This is the time of year when many people are culling their chickens. It makes no sense to feed chickens all winter when are not laying eggs. The upside is that the chickens will provide with high-quality, free-range meat for nothing more than the cost of the butcher. Around here that’s $3.00 a bird. The downside is that you have to dispatch of birds that, believe or not, you have become fond of. It’s your duty to any creature you’re responsible for to ensure that they are well-cared for while alive and that their passing is as painless and stress-free as possible.
We had 30 birds to can up. They are old layers and way to tough to roast. I tried to cook one overnight in the crock pot but it was still mighty chewy the next day. The ones I pressure canned were a lot more tender and the many jars of stock were fabulous. I do have some advice for canning up an old bird that may prevent some issues down the road.

I first simmered the birds for about an hour. This made getting the meat off the bone a lot easier. I removed much of the skin from each bird before simmering to reduce the fat in the stock. I added a lot of parsley, onion, leeks, carrots and celery to the broth. This made for a more flavorful product. It’s important to have a system set up to deal with the skin and bones you’re left with. If they sit around they will smell terrible and attract predators. I froze my scraps until DH had time to deal with them. I didn’t bother canning all the meat. I stuck with the breast meat for the most part as the legs and wings were so small. I took the wings, legs, back and breast bones and make a good, meaty stock with them. I ran two canners at a time which was all I could handle alone. I have a vision that, in the apocalypse, I’ll single handily can all the meat in my freeze. Well. Maybe not. This much canning is better done in a group. I am able to can at 10 pounds of pressure at my altitude but I went with 15 pounds for these tough old birds.

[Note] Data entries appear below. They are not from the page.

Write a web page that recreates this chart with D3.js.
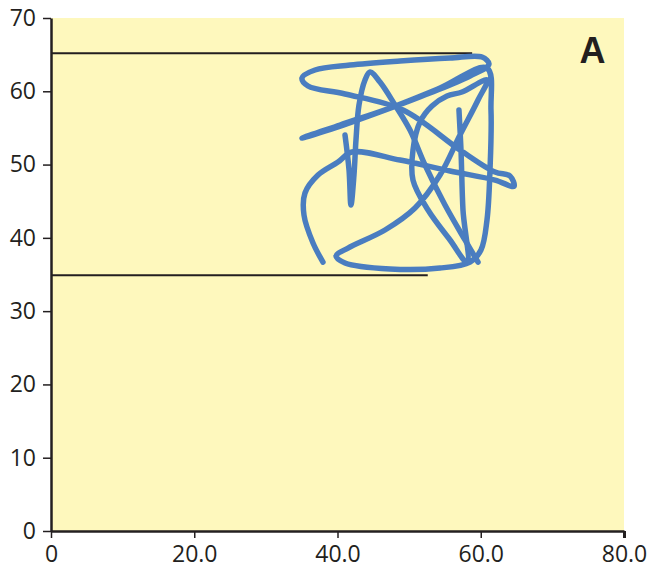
<!DOCTYPE html>
<html>
<head>
<meta charset="utf-8">
<script src="https://cdnjs.cloudflare.com/ajax/libs/d3/7.8.5/d3.min.js"></script>
<style>
  body { margin: 0; background: #fff; }
  svg { display: block; }
</style>
</head>
<body>
<svg id="chart"></svg>
<script>
// tick values and their labels
var xTicks = [0, 20, 40, 60, 80];
var xTickLabels = ['0', '20.0', '40.0', '60.0', '80.0'];
var yTicks = [0, 10, 20, 30, 40, 50, 60, 70];
var yTickLabels = ['0', '10', '20', '30', '40', '50', '60', '70'];

// horizontal reference lines: [y, xEnd]
var refLines = [[65.2, 58.8], [34.9, 52.6]];

// the scribbled trace
var traceA = [
    [37.97, 36.70], [36.58, 39.30], [35.32, 43.12], [35.46, 46.12], [37.28, 48.57],
    [40.07, 50.35], [42.02, 51.71], [48.73, 50.62], [55.71, 49.12], [61.99, 47.89],
    [64.64, 47.03], [64.08, 48.44], [61.99, 48.98], [57.10, 51.99], [49.15, 57.44],
    [41.05, 59.63], [35.88, 60.72], [35.04, 61.81], [36.86, 62.90], [41.75, 63.58],
    [48.73, 64.13], [55.71, 64.54], [60.17, 64.67], [61.15, 63.72], [58.50, 62.08],
    [52.91, 59.76], [45.93, 57.17], [39.65, 54.99], [35.04, 53.62], [40.35, 55.40],
    [47.33, 57.72], [54.31, 60.44], [60.87, 63.17], [61.43, 57.44], [61.29, 49.26],
    [60.87, 42.43], [60.03, 38.34], [58.50, 36.70], [54.31, 35.88], [47.33, 35.75],
    [41.05, 36.57], [39.79, 37.52], [41.47, 38.61], [46.63, 41.07], [50.82, 44.07],
    [54.31, 48.57], [57.10, 54.03], [59.62, 58.81], [60.87, 61.54], [57.38, 59.90],
    [55.29, 59.35], [53.19, 57.99], [51.52, 55.81], [50.54, 51.99], [50.54, 47.89],
    [52.64, 43.80], [55.71, 39.71], [58.08, 36.70], [57.52, 43.80], [57.24, 51.99],
    [56.96, 57.44]
];
var traceB = [
    [41.05, 54.03], [41.61, 49.26], [41.88, 44.48], [42.30, 48.57], [42.58, 53.35],
    [43.00, 58.13], [43.84, 61.54], [44.54, 62.63], [45.93, 61.26], [48.03, 58.13],
    [50.12, 54.71], [52.22, 49.94], [55.01, 44.48], [57.80, 39.71], [59.62, 36.70]
];

var margin = { top: 18, right: 23, bottom: 41, left: 51 },
    width = 647 - margin.left - margin.right,
    height = 572 - margin.top - margin.bottom;

var svg = d3.select('#chart')
    .attr('width', 647)
    .attr('height', 572);

var g = svg.append('g')
    .attr('transform', 'translate(' + margin.left + ',' + margin.top + ')');

var x = d3.scaleLinear().domain([0, 80]).range([0, width]);
var y = d3.scaleLinear().domain([0, 70]).range([height, 0]);

g.append('rect')
    .attr('x', 0)
    .attr('y', 0)
    .attr('width', width)
    .attr('height', height)
    .style('fill', '#fef8bd');

// reference lines
g.selectAll('.ref')
    .data(refLines)
    .enter()
    .append('line')
    .attr('x1', x(0))
    .attr('x2', function (d) { return x(d[1]); })
    .attr('y1', function (d) { return y(d[0]); })
    .attr('y2', function (d) { return y(d[0]); })
    .style('stroke', '#231f20')
    .style('stroke-width', 2);

var line = d3.line()
    .x(function (d) { return x(d[0]); })
    .y(function (d) { return y(d[1]); })
    .curve(d3.curveCatmullRom.alpha(0.5));

g.selectAll('.trace')
    .data([traceA, traceB])
    .enter()
    .append('path')
    .attr('d', line)
    .style('fill', 'none')
    .style('stroke', '#4a7dc0')
    .style('stroke-width', 5.5)
    .style('stroke-linecap', 'round')
    .style('stroke-linejoin', 'round');

// axes
var xAxis = g.append('g')
    .attr('transform', 'translate(0,' + height + ')')
    .call(d3.axisBottom(x)
        .tickValues(xTicks)
        .tickFormat(function (d, i) { return xTickLabels[i]; })
        .tickSize(7)
        .tickSizeOuter(0)
        .tickPadding(8));

var yAxis = g.append('g')
    .call(d3.axisLeft(y)
        .tickValues(yTicks)
        .tickFormat(function (d, i) { return yTickLabels[i]; })
        .tickSize(8)
        .tickSizeOuter(0)
        .tickPadding(7));

[xAxis, yAxis].forEach(function (a) {
    a.select('.domain').style('stroke', '#231f20').style('stroke-width', 2.5);
    a.selectAll('.tick line').style('stroke', '#231f20').style('stroke-width', 1.5);
    a.selectAll('.tick text')
        .style('font-family', '"Open Sans", "Noto Sans", sans-serif')
        .style('font-size', '23px')
        .style('fill', '#231f20');
});

xAxis.selectAll('.tick')
    .filter(function (d) { return d === 80; })
    .select('line')
    .style('stroke-width', 3);

g.append('text')
    .attr('x', x(75.6))
    .attr('y', y(63.8))
    .attr('text-anchor', 'middle')
    .style('font-family', '"Liberation Sans Narrow", "Liberation Sans", sans-serif')
    .style('font-weight', 'bold')
    .style('font-size', '36px')
    .style('fill', '#231f20')
    .text('A');
</script>
</body>
</html>
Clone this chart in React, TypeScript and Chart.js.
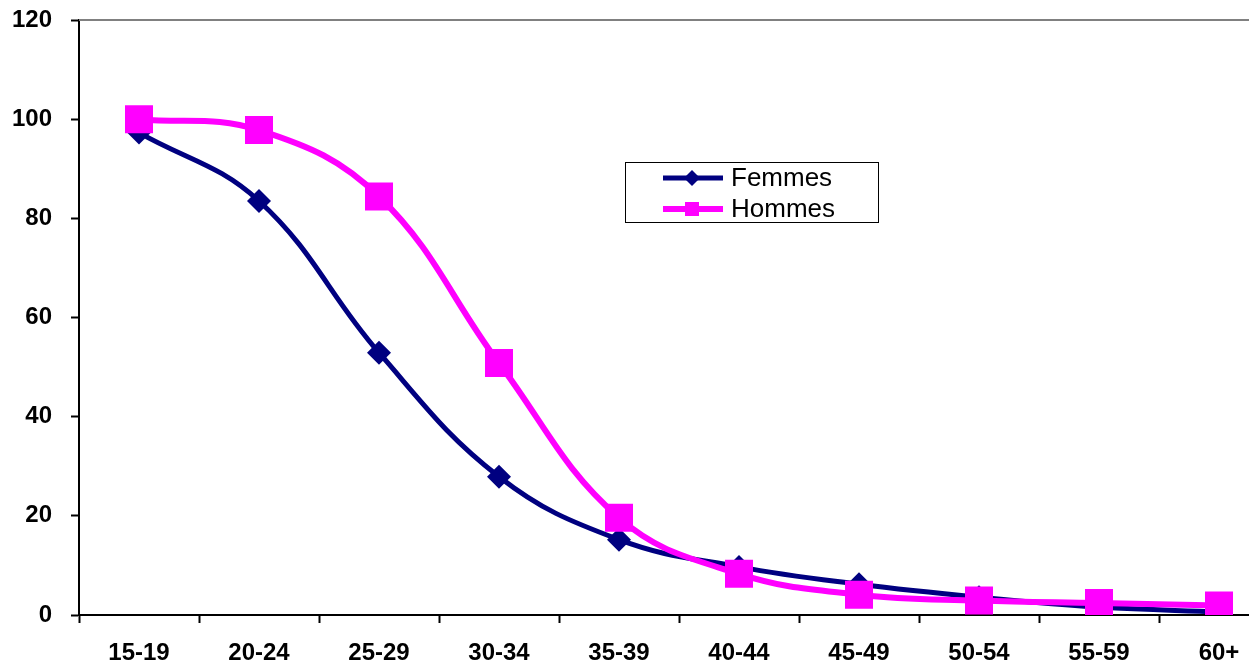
import React, { useEffect, useRef } from "react";
import { Chart, registerables } from "chart.js";

Chart.register(...registerables);

const categories = ["15-19", "20-24", "25-29", "30-34", "35-39", "40-44", "45-49", "50-54", "55-59", "60+"];
const femmes = [97.3, 83.5, 52.9, 27.9, 15.2, 9.7, 6.2, 3.6, 1.6, 0.6];
const hommes = [100, 97.8, 84.4, 50.8, 19.6, 8.3, 4.1, 2.9, 2.4, 1.9];
const yTicks = [0, 20, 40, 60, 80, 100, 120];
const seriesNames = ["Femmes", "Hommes"];
const NAVY = "#000080";
const MAGENTA = "#FF00FF";
const FONT = "'Liberation Sans', Arial, sans-serif";

const frameAndLegend = {
  id: "frameAndLegend",
  afterDraw(chart: any) {
    const { ctx, chartArea } = chart;
    ctx.save();
    // top plot border
    ctx.strokeStyle = "#808080";
    ctx.lineWidth = 2;
    ctx.beginPath();
    ctx.moveTo(chartArea.left, chartArea.top);
    ctx.lineTo(chartArea.right, chartArea.top);
    ctx.stroke();

    // legend box
    const bx = 625, by = 162, bw = 253, bh = 60;
    ctx.fillStyle = "#ffffff";
    ctx.fillRect(bx, by, bw, bh);
    ctx.strokeStyle = "#000000";
    ctx.lineWidth = 1;
    ctx.strokeRect(bx + 0.5, by + 0.5, bw, bh);

    const rows = [
      { name: seriesNames[0], color: NAVY, y: 178, lw: 5 },
      { name: seriesNames[1], color: MAGENTA, y: 209, lw: 6 },
    ];
    rows.forEach((r, i) => {
      ctx.strokeStyle = r.color;
      ctx.lineWidth = r.lw;
      ctx.beginPath();
      ctx.moveTo(663, r.y);
      ctx.lineTo(723, r.y);
      ctx.stroke();
      ctx.fillStyle = r.color;
      if (i === 0) {
        ctx.beginPath();
        ctx.moveTo(692, r.y - 8);
        ctx.lineTo(700, r.y);
        ctx.lineTo(692, r.y + 8);
        ctx.lineTo(684, r.y);
        ctx.closePath();
        ctx.fill();
      } else {
        ctx.fillRect(685, r.y - 7, 14, 14);
      }
      ctx.fillStyle = "#000000";
      ctx.font = `26px ${FONT}`;
      ctx.textAlign = "left";
      ctx.textBaseline = "middle";
      ctx.fillText(r.name, 731, r.y + 1);
    });
    ctx.restore();
  },
};

export default function App() {
  const ref = useRef<HTMLCanvasElement | null>(null);
  useEffect(() => {
    if (!ref.current) return;
    const chart = new Chart(ref.current, {
      type: "line",
      data: {
        labels: categories,
        datasets: [
          {
            label: seriesNames[0],
            data: femmes,
            borderColor: NAVY,
            backgroundColor: NAVY,
            borderWidth: 5,
            tension: 0.4,
            pointStyle: "rectRot",
            pointRadius: 12,
            pointBorderWidth: 0,
            pointBackgroundColor: NAVY,
            order: 1,
          },
          {
            label: seriesNames[1],
            data: hommes,
            borderColor: MAGENTA,
            backgroundColor: MAGENTA,
            borderWidth: 6,
            tension: 0.4,
            pointStyle: "rect",
            pointRadius: 19.8,
            pointBorderWidth: 0,
            pointBackgroundColor: MAGENTA,
            order: 0,
          },
        ],
      },
      options: {
        responsive: false,
        animation: false,
        layout: { autoPadding: false, padding: { top: 20, right: 21, left: 0, bottom: 0 } },
        plugins: { legend: { display: false }, tooltip: { enabled: false } },
        scales: {
          x: {
            type: "category",
            offset: true,
            grid: {
              offset: true,
              drawOnChartArea: false,
              drawTicks: true,
              tickLength: 8,
              tickColor: "#000000",
              tickWidth: 2,
            },
            border: { display: true, color: "#000000", width: 2 },
            ticks: {
              color: "#000000",
              padding: 16,
              maxRotation: 0,
              autoSkip: false,
              font: { family: FONT, size: 24, weight: "bold" },
            },
            afterFit(scale: any) {
              scale.height = 51;
              scale.paddingLeft = 0;
              scale.paddingRight = 0;
            },
          },
          y: {
            min: yTicks[0],
            max: yTicks[yTicks.length - 1],
            afterBuildTicks(scale: any) {
              scale.ticks = yTicks.map((v) => ({ value: v }));
            },
            grid: {
              drawOnChartArea: false,
              drawTicks: true,
              tickLength: 8,
              tickColor: "#000000",
              tickWidth: 2,
            },
            border: { display: true, color: "#000000", width: 2 },
            ticks: {
              color: "#000000",
              padding: 19,
              font: { family: FONT, size: 24, weight: "bold" },
            },
            afterFit(scale: any) {
              scale.width = 79;
              scale.paddingTop = 0;
              scale.paddingBottom = 0;
            },
          },
        },
      },
      plugins: [frameAndLegend],
    });
    return () => chart.destroy();
  }, []);

  return (
    <div
      style={{
        position: "absolute",
        left: 0,
        top: 0,
        width: 1249,
        height: 666,
        overflow: "hidden",
        background: "#ffffff",
      }}
    >
      <canvas ref={ref} width={1300} height={666} style={{ display: "block" }} />
    </div>
  );
}
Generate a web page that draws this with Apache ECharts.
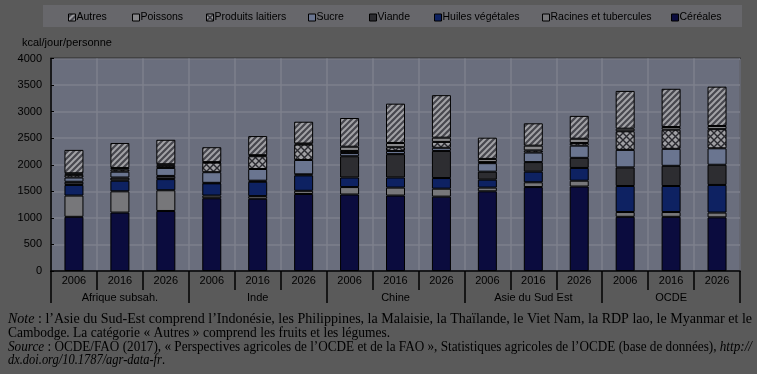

I used wide-mouth jars for any meaty stock and narrow-mouth for plain stock. I used some Tattlers and some disposable lids. I find that the Tattlers are pretty fussy about exhausting times. You need a full ten minutes of full steam to get all the air out and end up with a good, tight seal. I wipe each rim with vinegar to make sure no fatty deposit will affect the seal. It’s important to let the canner come to zero pressure before removing the weight. Let the canner sit another 2 minutes, then remove the lid with it pointing away from your face. Remove the jars and place them on a towel to finish cooling a seal. With the Tattlers, you have to tighten the lids right away and you’ll need gloves for this. Don’t let the jars cool in a draft. I find the biggest problem with siphoning (losing liquid) and with failed seals comes from to rapid a change in pressure and temperature. Thanks to my many canning friends (Lisa and Sally- Yes, I mean you) for such good information and support around all this. I rarely have a failed seal.

When all has cooled and you check the seals, label your jars and put them in storage. The don’t forget to eat the dang food. I know so many people who do all the work and then they’re afraid to eat it. Let me repeat. If the food was good and the equipment appropriate, if you follow the directions and get a good seal, if the food looks fine and smells fine and the lid is hard to remove then the food is good. Eat and enjoy. Such food is an act of prayer and revolution.